Your task is to give the listing below back word for word, pictures excluded.

========

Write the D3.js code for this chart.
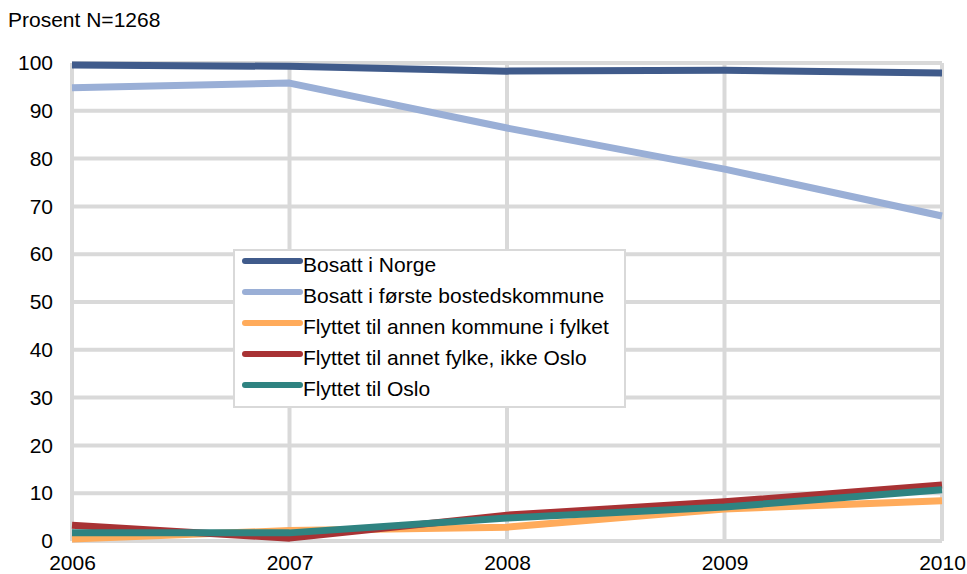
<!DOCTYPE html>
<html>
<head>
<meta charset="utf-8"/>
<script src="https://cdn.jsdelivr.net/npm/d3@7"></script>
<style>
  body { margin: 0; background: #fff; }
  svg text { font-family: "Liberation Sans", Arial, sans-serif; font-size: 21px; fill: #000; }
</style>
</head>
<body>
<div id="chart"></div>
<script>
// data
var years = [2006, 2007, 2008, 2009, 2010];
var yTicks = [0, 10, 20, 30, 40, 50, 60, 70, 80, 90, 100];
var seriesNames = [
  "Bosatt i Norge",
  "Bosatt i første bostedskommune",
  "Flyttet til annen kommune i fylket",
  "Flyttet til annet fylke, ikke Oslo",
  "Flyttet til Oslo"
];
var bosattNorge   = [99.6, 99.3, 98.3, 98.5, 97.9];
var bosattForste  = [94.8, 95.8, 86.4, 77.8, 68.0];
var annenKommune  = [0.4, 2.2, 2.9, 6.7, 8.4];
var annetFylke    = [3.3, 0.6, 5.4, 8.2, 11.7];
var oslo          = [1.7, 1.7, 4.8, 7.1, 10.7];
var colors = ["#405b8b", "#9aafd6", "#ffab5b", "#a83234", "#2f8381"];

var allSeries = [bosattNorge, bosattForste, annenKommune, annetFylke, oslo];

var W = 967, H = 574;
var svg = d3.select("#chart").append("svg").attr("width", W).attr("height", H);

var x = d3.scalePoint().domain(years).range([72, 942]);
var y = d3.scaleLinear().domain([0, 100]).range([541, 63]);

svg.append("text").attr("x", 8).attr("y", 27).text("Prosent N=1268");

// grid
var grid = svg.append("g").attr("stroke", "#d9d9d9").attr("stroke-width", 4);
grid.selectAll("line.h").data(yTicks).enter().append("line")
  .attr("x1", x(years[0])).attr("x2", x(years[years.length - 1]))
  .attr("y1", function(d) { return y(d); }).attr("y2", function(d) { return y(d); });
grid.selectAll("line.v").data(years).enter().append("line")
  .attr("x1", function(d) { return x(d); }).attr("x2", function(d) { return x(d); })
  .attr("y1", y(0)).attr("y2", y(100));

// axes
var yAxis = svg.append("g").attr("transform", "translate(" + x(years[0]) + ",0)")
  .call(d3.axisLeft(y).tickValues(yTicks).tickSize(0).tickPadding(19));
yAxis.select(".domain").remove();

var xAxis = svg.append("g").attr("transform", "translate(0," + y(0) + ")")
  .call(d3.axisBottom(x).tickFormat(d3.format("d")).tickSize(0).tickPadding(14));
xAxis.select(".domain").remove();

// lines
var line = d3.line()
  .x(function(d, i) { return x(years[i]); })
  .y(function(d) { return y(d); });

svg.append("g").selectAll("path").data(allSeries).enter().append("path")
  .attr("d", line)
  .attr("fill", "none")
  .attr("stroke", function(d, i) { return colors[i]; })
  .attr("stroke-width", 7)
  .attr("stroke-linejoin", "round");

// legend
var lg = svg.append("g").attr("transform", "translate(234,250)");
lg.append("rect").attr("width", 391).attr("height", 157)
  .attr("fill", "#fff").attr("stroke", "#d9d9d9").attr("stroke-width", 2);
var items = lg.selectAll("g.item").data(seriesNames).enter().append("g")
  .attr("transform", function(d, i) { return "translate(0," + (11 + i * 31) + ")"; });
items.append("line").attr("x1", 11).attr("x2", 66).attr("y1", 0).attr("y2", 0)
  .attr("stroke", function(d, i) { return colors[i]; })
  .attr("stroke-width", 6).attr("stroke-linecap", "round");
items.append("text").attr("x", 69).attr("y", 11).text(function(d) { return d; });
</script>
</body>
</html>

========

Task solution
Write the D3.js code for this chart.
<!DOCTYPE html>
<html>
<head>
<meta charset="utf-8"/>
<script src="https://cdn.jsdelivr.net/npm/d3@7"></script>
<style>
  body { margin: 0; background: #fff; }
  svg text { font-family: "Liberation Sans", Arial, sans-serif; font-size: 21px; fill: #000; }
</style>
</head>
<body>
<div id="chart"></div>
<script>
// data
var years = [2006, 2007, 2008, 2009, 2010];
var yTicks = [0, 10, 20, 30, 40, 50, 60, 70, 80, 90, 100];
var seriesNames = [
  "Bosatt i Norge",
  "Bosatt i første bostedskommune",
  "Flyttet til annen kommune i fylket",
  "Flyttet til annet fylke, ikke Oslo",
  "Flyttet til Oslo"
];
var bosattNorge   = [99.6, 99.3, 98.3, 98.5, 97.9];
var bosattForste  = [94.8, 95.8, 86.4, 77.8, 68.0];
var annenKommune  = [0.4, 2.2, 2.9, 6.7, 8.4];
var annetFylke    = [3.3, 0.6, 5.4, 8.2, 11.7];
var oslo          = [1.7, 1.7, 4.8, 7.1, 10.7];
var colors = ["#405b8b", "#9aafd6", "#ffab5b", "#a83234", "#2f8381"];

var allSeries = [bosattNorge, bosattForste, annenKommune, annetFylke, oslo];

var W = 967, H = 574;
var svg = d3.select("#chart").append("svg").attr("width", W).attr("height", H);

var x = d3.scalePoint().domain(years).range([72, 942]);
var y = d3.scaleLinear().domain([0, 100]).range([541, 63]);

svg.append("text").attr("x", 8).attr("y", 27).text("Prosent N=1268");

// grid
var grid = svg.append("g").attr("stroke", "#d9d9d9").attr("stroke-width", 4);
grid.selectAll("line.h").data(yTicks).enter().append("line")
  .attr("x1", x(years[0])).attr("x2", x(years[years.length - 1]))
  .attr("y1", function(d) { return y(d); }).attr("y2", function(d) { return y(d); });
grid.selectAll("line.v").data(years).enter().append("line")
  .attr("x1", function(d) { return x(d); }).attr("x2", function(d) { return x(d); })
  .attr("y1", y(0)).attr("y2", y(100));

// axes
var yAxis = svg.append("g").attr("transform", "translate(" + x(years[0]) + ",0)")
  .call(d3.axisLeft(y).tickValues(yTicks).tickSize(0).tickPadding(19));
yAxis.select(".domain").remove();

var xAxis = svg.append("g").attr("transform", "translate(0," + y(0) + ")")
  .call(d3.axisBottom(x).tickFormat(d3.format("d")).tickSize(0).tickPadding(14));
xAxis.select(".domain").remove();

// lines
var line = d3.line()
  .x(function(d, i) { return x(years[i]); })
  .y(function(d) { return y(d); });

svg.append("g").selectAll("path").data(allSeries).enter().append("path")
  .attr("d", line)
  .attr("fill", "none")
  .attr("stroke", function(d, i) { return colors[i]; })
  .attr("stroke-width", 7)
  .attr("stroke-linejoin", "round");

// legend
var lg = svg.append("g").attr("transform", "translate(234,250)");
lg.append("rect").attr("width", 391).attr("height", 157)
  .attr("fill", "#fff").attr("stroke", "#d9d9d9").attr("stroke-width", 2);
var items = lg.selectAll("g.item").data(seriesNames).enter().append("g")
  .attr("transform", function(d, i) { return "translate(0," + (11 + i * 31) + ")"; });
items.append("line").attr("x1", 11).attr("x2", 66).attr("y1", 0).attr("y2", 0)
  .attr("stroke", function(d, i) { return colors[i]; })
  .attr("stroke-width", 6).attr("stroke-linecap", "round");
items.append("text").attr("x", 69).attr("y", 11).text(function(d) { return d; });
</script>
</body>
</html>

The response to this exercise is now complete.